## Written exercise
Working from the data below, reproduce exactly the lines starting at the one that holds "What matplotlib code" and ending at the one that holds "from matplotlib.patches import". Pictures are excluded.

## Material
════

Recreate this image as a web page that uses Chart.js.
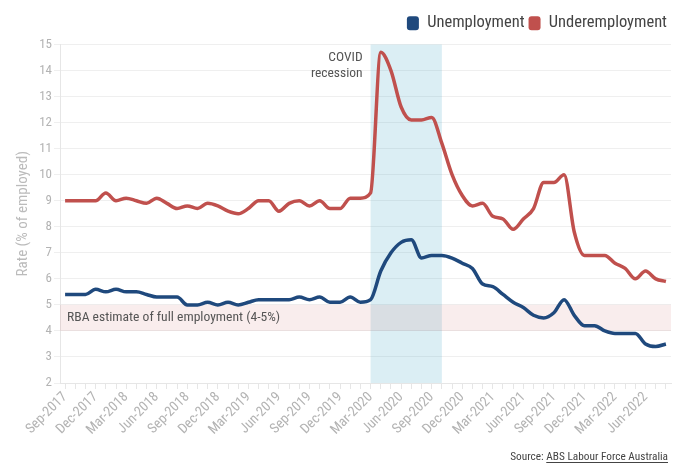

════

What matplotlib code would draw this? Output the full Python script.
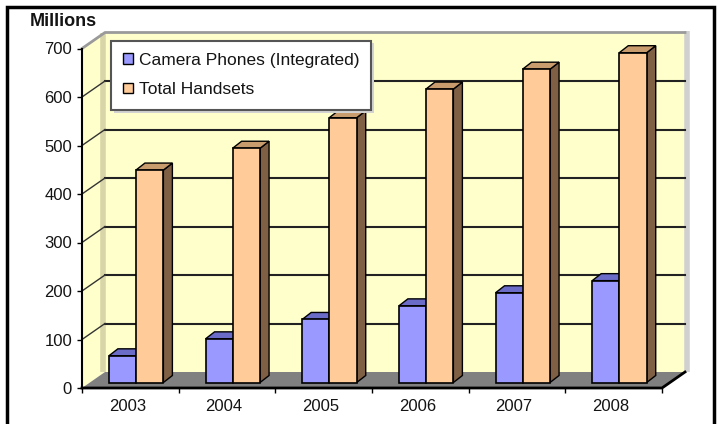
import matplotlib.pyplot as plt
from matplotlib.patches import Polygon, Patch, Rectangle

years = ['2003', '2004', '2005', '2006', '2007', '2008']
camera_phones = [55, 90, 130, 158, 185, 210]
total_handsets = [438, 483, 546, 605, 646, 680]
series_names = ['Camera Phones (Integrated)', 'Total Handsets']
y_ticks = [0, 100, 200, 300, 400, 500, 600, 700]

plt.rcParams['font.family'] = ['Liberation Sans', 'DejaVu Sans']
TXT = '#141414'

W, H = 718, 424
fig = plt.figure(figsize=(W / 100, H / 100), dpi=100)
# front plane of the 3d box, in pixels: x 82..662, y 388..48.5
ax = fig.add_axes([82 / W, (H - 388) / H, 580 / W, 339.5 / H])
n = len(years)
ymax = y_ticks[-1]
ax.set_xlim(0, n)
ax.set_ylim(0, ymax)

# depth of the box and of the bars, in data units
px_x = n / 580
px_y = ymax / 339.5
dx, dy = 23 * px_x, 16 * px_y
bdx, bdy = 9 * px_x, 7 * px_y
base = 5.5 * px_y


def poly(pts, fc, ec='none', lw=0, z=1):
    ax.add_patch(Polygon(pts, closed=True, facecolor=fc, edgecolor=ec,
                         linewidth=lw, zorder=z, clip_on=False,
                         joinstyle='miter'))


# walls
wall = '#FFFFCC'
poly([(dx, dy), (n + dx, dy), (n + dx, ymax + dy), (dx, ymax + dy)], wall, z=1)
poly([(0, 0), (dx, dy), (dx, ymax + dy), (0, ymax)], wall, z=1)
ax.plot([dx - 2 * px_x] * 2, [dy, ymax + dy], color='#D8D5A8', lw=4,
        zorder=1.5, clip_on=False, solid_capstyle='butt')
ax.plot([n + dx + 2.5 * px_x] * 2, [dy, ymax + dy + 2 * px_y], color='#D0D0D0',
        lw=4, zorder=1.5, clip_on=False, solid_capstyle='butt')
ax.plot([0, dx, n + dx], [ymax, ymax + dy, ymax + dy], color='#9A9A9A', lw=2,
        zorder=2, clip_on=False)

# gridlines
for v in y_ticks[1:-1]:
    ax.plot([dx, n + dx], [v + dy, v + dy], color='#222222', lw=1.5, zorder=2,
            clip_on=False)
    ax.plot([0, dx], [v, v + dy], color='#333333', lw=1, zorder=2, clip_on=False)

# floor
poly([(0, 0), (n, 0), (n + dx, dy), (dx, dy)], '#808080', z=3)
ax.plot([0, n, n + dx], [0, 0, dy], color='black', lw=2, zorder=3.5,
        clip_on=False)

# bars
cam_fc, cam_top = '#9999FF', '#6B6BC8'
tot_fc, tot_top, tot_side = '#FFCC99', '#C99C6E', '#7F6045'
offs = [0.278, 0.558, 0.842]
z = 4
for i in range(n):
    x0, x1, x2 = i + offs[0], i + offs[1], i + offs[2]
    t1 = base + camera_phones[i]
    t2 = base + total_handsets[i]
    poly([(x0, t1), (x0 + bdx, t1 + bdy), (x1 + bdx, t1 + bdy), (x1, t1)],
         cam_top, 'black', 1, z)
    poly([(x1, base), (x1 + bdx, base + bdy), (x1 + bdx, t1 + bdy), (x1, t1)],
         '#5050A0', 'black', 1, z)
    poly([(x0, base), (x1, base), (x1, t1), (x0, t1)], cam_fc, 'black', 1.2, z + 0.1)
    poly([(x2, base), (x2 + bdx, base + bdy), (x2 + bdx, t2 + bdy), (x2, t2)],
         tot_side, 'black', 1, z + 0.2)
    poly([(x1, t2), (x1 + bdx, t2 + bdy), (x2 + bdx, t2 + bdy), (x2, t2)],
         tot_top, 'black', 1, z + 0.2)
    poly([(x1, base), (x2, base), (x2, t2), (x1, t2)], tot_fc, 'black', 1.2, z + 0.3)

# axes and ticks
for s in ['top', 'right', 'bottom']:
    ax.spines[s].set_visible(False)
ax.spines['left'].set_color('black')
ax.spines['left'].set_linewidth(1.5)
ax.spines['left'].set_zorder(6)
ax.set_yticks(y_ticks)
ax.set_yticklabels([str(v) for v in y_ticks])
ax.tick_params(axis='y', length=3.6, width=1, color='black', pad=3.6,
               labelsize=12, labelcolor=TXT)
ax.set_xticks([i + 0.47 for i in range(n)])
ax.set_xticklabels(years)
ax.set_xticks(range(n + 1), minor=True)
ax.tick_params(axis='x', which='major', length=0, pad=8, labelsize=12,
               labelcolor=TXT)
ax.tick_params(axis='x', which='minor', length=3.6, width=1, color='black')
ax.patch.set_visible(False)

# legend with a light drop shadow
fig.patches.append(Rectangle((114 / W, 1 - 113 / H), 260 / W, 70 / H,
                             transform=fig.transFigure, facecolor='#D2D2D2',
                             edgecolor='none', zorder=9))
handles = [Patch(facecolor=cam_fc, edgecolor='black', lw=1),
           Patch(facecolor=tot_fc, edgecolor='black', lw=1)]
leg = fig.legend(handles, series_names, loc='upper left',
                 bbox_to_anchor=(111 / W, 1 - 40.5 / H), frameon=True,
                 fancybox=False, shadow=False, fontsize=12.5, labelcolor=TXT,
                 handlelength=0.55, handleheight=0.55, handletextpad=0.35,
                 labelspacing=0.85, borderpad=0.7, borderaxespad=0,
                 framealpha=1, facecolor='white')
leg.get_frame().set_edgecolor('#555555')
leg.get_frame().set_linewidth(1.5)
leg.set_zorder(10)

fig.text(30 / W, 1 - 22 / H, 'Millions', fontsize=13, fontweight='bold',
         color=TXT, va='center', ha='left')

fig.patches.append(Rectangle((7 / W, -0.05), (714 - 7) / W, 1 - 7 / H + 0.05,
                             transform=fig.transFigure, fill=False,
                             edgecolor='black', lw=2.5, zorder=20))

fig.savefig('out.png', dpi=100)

════

## Answer in full
What matplotlib code would draw this? Output the full Python script.
import matplotlib.pyplot as plt
from matplotlib.patches import Polygon, Patch, Rectangle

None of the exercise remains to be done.